Rows from a dataset of charts and code:
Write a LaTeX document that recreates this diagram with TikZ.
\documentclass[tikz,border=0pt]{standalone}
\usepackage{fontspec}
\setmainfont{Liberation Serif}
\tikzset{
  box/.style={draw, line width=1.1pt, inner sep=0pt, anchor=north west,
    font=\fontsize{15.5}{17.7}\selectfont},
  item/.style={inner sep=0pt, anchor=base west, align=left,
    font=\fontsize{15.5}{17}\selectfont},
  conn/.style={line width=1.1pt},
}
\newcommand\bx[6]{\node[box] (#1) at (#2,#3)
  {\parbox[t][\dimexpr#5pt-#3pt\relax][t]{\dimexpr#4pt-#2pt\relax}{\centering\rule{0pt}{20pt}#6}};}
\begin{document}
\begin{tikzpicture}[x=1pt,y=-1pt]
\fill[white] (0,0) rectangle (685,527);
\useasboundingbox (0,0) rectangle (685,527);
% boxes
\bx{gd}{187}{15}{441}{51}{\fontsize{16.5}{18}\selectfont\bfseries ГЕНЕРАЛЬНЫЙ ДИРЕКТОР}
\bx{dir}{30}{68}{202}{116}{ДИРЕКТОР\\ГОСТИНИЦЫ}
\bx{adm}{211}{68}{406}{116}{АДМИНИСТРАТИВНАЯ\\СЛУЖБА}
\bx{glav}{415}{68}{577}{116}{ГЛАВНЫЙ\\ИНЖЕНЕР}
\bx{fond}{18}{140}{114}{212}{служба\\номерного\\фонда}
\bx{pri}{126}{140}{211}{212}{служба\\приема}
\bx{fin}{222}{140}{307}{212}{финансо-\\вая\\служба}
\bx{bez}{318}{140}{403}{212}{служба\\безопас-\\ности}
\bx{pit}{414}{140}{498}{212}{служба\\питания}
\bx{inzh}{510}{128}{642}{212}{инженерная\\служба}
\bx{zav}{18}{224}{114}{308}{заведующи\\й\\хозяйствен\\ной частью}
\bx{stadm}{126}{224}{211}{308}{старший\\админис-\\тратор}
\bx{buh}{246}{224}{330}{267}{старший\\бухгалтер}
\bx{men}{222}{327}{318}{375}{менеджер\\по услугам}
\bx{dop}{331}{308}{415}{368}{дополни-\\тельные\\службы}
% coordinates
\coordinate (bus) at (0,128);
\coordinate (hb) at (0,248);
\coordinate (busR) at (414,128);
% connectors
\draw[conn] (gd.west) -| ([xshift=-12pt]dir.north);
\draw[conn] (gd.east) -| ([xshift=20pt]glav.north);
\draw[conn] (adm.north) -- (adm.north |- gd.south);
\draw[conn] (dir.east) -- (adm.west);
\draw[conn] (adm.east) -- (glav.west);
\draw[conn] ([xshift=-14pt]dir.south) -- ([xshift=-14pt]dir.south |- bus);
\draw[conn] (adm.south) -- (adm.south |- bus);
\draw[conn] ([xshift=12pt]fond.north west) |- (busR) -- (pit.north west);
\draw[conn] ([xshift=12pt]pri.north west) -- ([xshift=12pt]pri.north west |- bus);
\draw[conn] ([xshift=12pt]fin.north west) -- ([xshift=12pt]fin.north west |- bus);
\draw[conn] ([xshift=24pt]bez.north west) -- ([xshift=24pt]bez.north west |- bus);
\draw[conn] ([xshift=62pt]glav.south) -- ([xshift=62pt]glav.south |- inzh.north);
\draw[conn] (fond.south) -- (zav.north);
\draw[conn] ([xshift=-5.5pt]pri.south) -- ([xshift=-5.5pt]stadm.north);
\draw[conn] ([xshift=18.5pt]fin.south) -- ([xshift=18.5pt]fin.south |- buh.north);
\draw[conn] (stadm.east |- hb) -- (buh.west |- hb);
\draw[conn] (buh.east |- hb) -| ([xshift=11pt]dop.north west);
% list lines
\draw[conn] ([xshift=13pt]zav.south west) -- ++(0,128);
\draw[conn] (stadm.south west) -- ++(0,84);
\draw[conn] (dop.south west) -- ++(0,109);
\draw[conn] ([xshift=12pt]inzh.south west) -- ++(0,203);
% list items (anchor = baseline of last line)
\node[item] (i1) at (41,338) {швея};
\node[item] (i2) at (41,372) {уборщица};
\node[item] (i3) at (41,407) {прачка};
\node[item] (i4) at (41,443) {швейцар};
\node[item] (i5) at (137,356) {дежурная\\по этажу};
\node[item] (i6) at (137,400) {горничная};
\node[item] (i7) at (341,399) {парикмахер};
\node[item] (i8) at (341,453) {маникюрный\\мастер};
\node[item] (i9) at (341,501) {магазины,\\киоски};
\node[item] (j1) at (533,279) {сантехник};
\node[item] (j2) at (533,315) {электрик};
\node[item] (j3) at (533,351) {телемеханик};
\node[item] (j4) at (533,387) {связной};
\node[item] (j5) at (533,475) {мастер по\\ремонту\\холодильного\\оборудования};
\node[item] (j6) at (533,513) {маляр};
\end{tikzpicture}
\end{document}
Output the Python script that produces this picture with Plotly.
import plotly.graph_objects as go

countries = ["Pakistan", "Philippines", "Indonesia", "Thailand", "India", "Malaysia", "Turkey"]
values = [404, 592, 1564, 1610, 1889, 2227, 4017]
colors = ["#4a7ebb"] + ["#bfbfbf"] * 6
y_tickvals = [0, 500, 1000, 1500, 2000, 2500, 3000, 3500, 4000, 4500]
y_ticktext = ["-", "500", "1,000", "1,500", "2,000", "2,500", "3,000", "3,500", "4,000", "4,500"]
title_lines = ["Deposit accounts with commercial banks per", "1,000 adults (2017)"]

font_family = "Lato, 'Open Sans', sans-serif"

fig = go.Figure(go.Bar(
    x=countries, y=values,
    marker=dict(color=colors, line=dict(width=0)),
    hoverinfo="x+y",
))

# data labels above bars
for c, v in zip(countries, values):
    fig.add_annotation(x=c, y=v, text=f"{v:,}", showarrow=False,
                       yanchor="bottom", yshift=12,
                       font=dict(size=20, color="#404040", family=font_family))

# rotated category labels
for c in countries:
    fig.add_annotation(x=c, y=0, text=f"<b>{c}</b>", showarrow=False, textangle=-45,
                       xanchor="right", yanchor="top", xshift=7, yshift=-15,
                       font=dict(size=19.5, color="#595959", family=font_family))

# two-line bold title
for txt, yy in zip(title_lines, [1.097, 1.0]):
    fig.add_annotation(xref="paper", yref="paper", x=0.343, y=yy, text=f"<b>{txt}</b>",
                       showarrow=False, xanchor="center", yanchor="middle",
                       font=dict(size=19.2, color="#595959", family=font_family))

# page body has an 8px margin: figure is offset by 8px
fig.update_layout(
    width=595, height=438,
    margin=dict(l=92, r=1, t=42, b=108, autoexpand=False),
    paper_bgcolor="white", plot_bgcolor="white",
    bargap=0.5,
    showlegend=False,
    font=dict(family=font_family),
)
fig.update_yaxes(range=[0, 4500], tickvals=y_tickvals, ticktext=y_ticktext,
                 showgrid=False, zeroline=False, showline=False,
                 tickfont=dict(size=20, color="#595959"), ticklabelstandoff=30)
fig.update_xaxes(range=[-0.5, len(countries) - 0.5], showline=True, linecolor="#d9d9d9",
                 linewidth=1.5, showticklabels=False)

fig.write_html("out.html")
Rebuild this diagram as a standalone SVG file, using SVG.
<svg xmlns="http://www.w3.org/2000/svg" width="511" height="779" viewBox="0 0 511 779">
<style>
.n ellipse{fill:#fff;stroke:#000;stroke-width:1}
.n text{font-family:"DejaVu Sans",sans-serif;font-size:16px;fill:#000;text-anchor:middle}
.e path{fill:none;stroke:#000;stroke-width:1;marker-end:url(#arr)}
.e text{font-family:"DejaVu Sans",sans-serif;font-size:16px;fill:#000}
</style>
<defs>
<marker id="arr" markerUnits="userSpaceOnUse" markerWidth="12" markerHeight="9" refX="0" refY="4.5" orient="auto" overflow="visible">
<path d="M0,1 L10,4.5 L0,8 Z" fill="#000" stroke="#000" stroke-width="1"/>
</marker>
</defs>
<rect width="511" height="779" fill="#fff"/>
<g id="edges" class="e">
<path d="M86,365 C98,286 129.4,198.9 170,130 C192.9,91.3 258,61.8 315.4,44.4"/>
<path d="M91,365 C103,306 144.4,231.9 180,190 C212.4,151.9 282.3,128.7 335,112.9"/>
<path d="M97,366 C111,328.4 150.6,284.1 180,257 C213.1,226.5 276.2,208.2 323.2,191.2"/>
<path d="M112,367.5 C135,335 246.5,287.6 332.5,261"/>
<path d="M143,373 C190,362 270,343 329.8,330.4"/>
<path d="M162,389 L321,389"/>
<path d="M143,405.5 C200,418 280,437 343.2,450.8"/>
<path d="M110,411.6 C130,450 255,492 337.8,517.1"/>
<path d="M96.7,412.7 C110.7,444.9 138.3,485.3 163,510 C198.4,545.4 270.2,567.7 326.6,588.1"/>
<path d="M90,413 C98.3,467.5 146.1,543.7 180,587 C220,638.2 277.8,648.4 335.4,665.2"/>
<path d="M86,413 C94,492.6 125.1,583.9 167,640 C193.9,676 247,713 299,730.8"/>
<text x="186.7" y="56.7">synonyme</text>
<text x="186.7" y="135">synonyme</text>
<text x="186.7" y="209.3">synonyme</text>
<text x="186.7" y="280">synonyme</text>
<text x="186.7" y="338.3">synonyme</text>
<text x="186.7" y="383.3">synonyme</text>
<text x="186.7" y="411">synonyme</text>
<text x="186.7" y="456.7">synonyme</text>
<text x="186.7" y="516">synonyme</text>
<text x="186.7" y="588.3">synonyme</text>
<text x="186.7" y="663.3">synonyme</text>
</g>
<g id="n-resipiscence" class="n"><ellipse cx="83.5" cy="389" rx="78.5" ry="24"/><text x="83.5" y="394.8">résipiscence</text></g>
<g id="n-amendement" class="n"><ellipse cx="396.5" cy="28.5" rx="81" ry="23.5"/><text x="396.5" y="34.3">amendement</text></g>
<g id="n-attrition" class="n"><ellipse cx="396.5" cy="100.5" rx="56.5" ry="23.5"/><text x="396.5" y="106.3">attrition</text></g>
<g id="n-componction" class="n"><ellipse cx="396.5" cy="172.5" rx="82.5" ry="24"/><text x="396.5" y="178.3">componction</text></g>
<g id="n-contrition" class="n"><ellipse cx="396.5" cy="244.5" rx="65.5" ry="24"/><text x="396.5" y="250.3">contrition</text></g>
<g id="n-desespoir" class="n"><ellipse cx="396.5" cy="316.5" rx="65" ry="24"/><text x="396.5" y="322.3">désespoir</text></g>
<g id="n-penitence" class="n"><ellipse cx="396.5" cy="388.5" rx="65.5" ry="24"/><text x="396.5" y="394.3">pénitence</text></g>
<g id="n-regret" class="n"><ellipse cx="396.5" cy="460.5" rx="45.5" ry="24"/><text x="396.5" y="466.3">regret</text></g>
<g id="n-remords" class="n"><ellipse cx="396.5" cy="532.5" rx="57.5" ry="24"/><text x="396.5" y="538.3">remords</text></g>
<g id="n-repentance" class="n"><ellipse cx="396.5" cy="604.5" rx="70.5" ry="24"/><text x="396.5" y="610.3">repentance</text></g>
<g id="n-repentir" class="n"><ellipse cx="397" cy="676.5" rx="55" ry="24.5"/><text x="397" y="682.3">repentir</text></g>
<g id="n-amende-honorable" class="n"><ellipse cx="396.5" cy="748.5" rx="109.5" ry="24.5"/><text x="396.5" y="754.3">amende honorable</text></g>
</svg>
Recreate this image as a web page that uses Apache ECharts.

What you are asked to do: Give the number of lines in the listing above that contain "with", and nothing else.

Reply: 3